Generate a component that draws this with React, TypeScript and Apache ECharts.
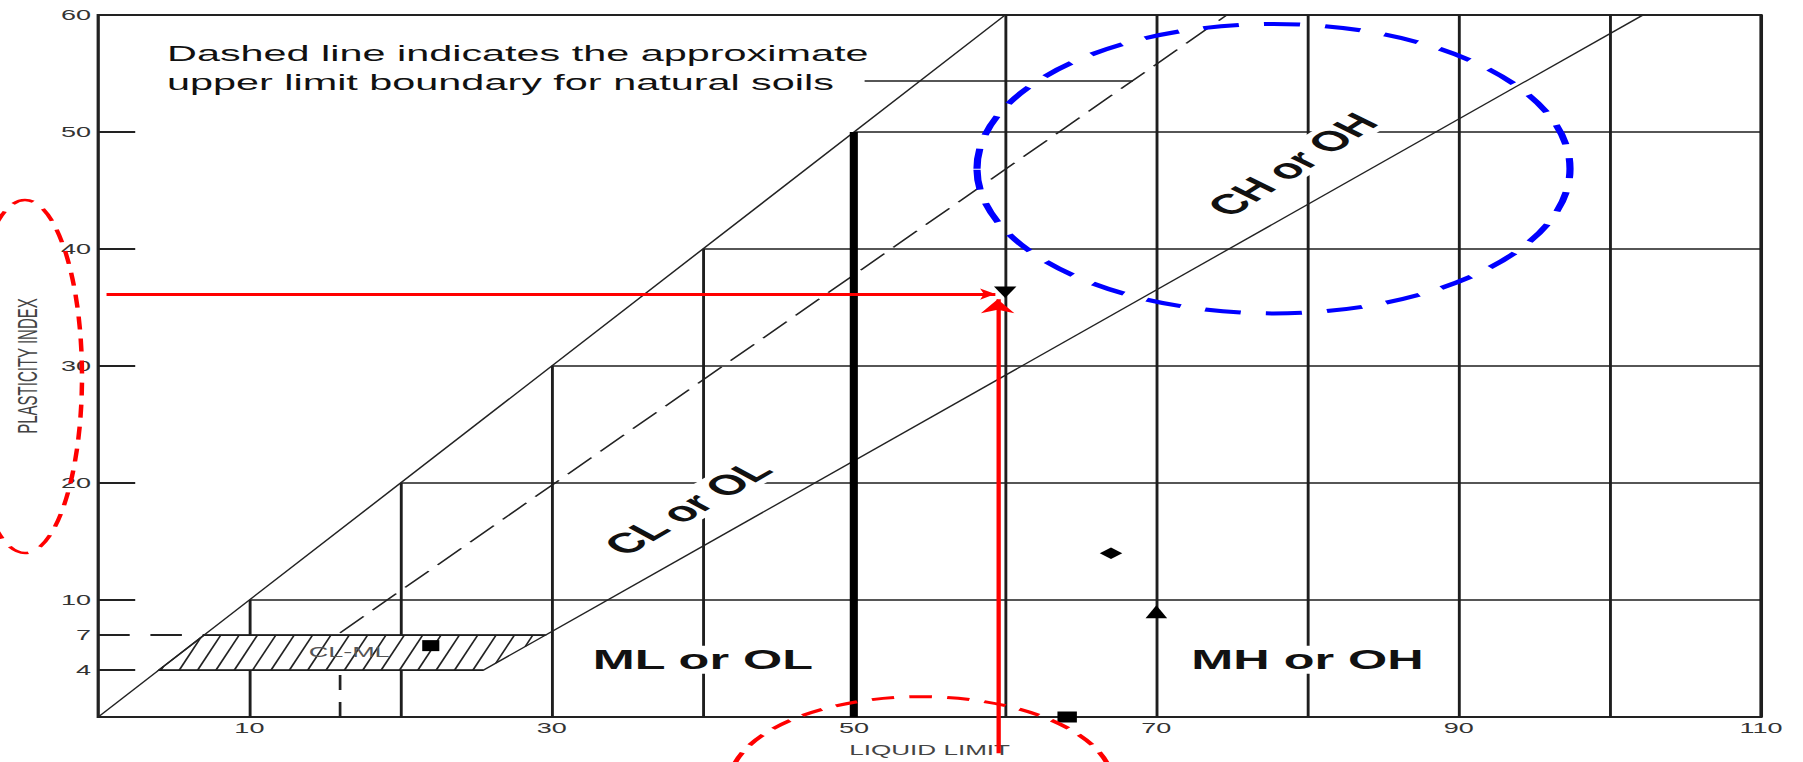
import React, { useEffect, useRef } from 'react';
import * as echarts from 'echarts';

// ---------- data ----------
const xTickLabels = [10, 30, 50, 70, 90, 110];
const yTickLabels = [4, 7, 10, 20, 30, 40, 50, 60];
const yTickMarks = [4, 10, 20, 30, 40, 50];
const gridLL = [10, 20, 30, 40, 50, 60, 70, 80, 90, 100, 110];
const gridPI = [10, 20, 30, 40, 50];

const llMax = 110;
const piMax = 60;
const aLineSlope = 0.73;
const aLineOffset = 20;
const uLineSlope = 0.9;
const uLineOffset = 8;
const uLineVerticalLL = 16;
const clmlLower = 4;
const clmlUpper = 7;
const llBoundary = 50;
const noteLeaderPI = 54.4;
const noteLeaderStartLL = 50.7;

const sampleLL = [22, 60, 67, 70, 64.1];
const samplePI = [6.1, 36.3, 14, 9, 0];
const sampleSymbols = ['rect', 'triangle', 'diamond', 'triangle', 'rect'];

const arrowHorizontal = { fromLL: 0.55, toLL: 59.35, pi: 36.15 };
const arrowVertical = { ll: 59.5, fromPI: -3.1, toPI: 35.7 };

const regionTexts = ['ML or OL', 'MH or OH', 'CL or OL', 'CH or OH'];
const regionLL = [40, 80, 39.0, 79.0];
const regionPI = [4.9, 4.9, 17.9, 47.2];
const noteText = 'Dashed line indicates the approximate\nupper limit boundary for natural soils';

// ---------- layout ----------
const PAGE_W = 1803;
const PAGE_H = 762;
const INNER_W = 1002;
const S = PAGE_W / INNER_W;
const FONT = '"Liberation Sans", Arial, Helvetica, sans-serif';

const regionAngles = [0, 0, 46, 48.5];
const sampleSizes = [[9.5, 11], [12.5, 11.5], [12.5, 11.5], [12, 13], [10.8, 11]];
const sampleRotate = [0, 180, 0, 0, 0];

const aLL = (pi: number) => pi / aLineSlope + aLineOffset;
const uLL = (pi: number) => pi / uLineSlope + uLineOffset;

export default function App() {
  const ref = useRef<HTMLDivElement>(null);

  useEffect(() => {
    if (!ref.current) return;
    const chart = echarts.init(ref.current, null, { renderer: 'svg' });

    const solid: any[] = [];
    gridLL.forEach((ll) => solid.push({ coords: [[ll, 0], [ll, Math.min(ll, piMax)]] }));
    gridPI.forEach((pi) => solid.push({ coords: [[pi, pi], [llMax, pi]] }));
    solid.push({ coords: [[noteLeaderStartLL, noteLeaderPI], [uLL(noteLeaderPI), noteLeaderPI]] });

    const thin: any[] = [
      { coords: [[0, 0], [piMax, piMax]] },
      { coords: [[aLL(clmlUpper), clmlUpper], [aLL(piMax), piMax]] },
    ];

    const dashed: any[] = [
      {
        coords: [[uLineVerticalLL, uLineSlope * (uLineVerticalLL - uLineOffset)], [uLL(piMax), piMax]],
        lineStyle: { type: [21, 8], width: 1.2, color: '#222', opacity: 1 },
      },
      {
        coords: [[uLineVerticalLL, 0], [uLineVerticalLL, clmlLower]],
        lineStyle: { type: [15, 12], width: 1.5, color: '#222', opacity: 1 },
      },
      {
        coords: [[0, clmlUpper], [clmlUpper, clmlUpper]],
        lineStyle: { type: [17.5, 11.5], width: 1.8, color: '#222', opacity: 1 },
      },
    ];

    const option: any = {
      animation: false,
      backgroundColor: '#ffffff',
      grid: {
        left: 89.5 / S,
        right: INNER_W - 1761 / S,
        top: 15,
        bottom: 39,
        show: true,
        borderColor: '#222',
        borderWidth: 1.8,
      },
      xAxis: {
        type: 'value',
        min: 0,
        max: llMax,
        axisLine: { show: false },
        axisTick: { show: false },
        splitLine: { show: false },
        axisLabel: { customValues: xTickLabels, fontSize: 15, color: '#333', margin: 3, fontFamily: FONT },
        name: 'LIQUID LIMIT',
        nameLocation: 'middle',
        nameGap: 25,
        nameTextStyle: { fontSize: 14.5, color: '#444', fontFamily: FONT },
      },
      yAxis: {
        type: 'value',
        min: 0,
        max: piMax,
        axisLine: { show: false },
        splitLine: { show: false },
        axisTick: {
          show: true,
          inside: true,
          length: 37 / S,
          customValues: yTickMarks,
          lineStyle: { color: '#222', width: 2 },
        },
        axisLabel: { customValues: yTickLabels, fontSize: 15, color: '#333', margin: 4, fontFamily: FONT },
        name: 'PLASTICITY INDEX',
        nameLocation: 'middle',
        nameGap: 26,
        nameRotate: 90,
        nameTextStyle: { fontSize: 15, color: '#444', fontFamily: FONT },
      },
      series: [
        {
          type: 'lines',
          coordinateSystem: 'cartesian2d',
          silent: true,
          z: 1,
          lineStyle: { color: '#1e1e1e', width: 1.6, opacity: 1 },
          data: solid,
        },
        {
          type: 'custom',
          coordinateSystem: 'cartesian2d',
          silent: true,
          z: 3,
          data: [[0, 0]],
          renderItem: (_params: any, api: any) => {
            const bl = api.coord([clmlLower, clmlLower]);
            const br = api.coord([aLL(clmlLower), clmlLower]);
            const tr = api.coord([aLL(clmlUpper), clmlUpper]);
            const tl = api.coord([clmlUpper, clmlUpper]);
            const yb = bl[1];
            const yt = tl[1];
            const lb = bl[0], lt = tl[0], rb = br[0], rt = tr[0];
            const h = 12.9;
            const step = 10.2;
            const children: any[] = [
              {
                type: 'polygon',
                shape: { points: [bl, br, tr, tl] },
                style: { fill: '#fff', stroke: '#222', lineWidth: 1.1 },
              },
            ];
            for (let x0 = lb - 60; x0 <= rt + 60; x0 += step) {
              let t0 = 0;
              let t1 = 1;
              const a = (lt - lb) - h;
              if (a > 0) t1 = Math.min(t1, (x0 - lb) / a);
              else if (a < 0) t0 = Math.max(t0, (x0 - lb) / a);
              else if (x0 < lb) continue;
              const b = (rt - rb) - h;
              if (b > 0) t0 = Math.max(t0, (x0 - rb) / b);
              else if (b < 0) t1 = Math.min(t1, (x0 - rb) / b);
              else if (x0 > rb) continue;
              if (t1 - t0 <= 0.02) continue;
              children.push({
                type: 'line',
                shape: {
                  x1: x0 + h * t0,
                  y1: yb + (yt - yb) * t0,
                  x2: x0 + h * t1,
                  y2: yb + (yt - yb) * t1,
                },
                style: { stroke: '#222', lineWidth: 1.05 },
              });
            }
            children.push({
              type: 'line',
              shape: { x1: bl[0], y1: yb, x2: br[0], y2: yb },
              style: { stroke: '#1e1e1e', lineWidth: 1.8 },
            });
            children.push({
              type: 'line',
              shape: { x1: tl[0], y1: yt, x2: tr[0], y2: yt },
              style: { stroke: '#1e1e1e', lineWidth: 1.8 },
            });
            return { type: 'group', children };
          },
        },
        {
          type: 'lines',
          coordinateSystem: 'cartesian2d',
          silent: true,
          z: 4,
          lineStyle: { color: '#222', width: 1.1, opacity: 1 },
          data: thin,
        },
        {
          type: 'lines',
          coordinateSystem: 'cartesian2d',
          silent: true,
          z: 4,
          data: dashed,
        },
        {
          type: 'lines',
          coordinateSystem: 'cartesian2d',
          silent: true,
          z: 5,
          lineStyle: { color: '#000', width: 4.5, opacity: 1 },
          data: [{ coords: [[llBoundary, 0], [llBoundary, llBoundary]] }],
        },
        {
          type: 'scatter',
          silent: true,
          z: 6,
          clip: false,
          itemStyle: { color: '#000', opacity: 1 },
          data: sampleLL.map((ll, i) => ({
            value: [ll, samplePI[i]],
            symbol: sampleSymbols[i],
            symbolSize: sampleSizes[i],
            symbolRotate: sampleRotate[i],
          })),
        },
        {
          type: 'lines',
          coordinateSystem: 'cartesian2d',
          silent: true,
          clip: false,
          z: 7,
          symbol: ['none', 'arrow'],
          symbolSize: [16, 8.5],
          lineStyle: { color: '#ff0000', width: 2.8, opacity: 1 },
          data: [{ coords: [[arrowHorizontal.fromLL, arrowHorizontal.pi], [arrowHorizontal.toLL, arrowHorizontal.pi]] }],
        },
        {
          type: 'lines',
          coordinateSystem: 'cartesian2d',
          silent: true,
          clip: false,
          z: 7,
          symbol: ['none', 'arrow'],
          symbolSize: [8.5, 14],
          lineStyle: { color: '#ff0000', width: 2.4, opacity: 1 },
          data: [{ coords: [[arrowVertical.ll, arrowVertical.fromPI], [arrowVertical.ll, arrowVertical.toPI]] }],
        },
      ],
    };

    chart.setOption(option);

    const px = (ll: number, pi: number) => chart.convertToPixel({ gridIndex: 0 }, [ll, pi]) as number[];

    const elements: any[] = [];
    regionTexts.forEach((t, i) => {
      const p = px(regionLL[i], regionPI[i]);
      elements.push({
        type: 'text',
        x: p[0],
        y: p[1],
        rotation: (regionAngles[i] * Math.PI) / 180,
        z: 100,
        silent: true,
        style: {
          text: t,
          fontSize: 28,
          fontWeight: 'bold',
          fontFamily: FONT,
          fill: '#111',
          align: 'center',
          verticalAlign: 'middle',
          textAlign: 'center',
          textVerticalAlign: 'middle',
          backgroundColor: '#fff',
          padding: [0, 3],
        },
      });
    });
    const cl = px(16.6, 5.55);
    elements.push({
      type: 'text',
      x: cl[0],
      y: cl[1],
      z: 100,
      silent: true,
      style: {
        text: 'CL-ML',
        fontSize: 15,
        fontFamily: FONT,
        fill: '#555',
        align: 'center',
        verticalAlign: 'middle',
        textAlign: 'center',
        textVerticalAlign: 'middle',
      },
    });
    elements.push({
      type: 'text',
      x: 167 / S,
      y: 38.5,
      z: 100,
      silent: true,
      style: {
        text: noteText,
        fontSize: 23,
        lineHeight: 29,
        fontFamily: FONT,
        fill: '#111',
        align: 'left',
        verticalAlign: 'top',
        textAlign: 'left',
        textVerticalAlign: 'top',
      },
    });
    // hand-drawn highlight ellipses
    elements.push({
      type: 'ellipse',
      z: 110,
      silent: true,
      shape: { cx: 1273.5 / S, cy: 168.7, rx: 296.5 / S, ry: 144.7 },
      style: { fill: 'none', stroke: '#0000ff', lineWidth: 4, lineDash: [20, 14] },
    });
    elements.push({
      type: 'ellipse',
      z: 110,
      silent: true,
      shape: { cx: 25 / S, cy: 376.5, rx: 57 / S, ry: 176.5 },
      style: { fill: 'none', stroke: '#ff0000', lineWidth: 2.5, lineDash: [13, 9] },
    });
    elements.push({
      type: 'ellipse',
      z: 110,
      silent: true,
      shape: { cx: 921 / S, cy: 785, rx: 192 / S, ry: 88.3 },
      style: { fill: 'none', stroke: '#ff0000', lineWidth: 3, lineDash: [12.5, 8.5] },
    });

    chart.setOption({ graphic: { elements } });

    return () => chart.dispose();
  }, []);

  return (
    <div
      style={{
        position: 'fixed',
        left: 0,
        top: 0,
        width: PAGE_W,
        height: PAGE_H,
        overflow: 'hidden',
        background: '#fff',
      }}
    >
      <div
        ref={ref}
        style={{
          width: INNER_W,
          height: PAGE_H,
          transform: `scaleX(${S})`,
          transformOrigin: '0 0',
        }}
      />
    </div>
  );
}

*Job*
Look at the listing and set down only the lines from its start through the line with "import * as echarts from 'echarts';", word for word and without pictures.

*Finished exercise*
Generate a component that draws this with React, TypeScript and Apache ECharts.
import React, { useEffect, useRef } from 'react';
import * as echarts from 'echarts';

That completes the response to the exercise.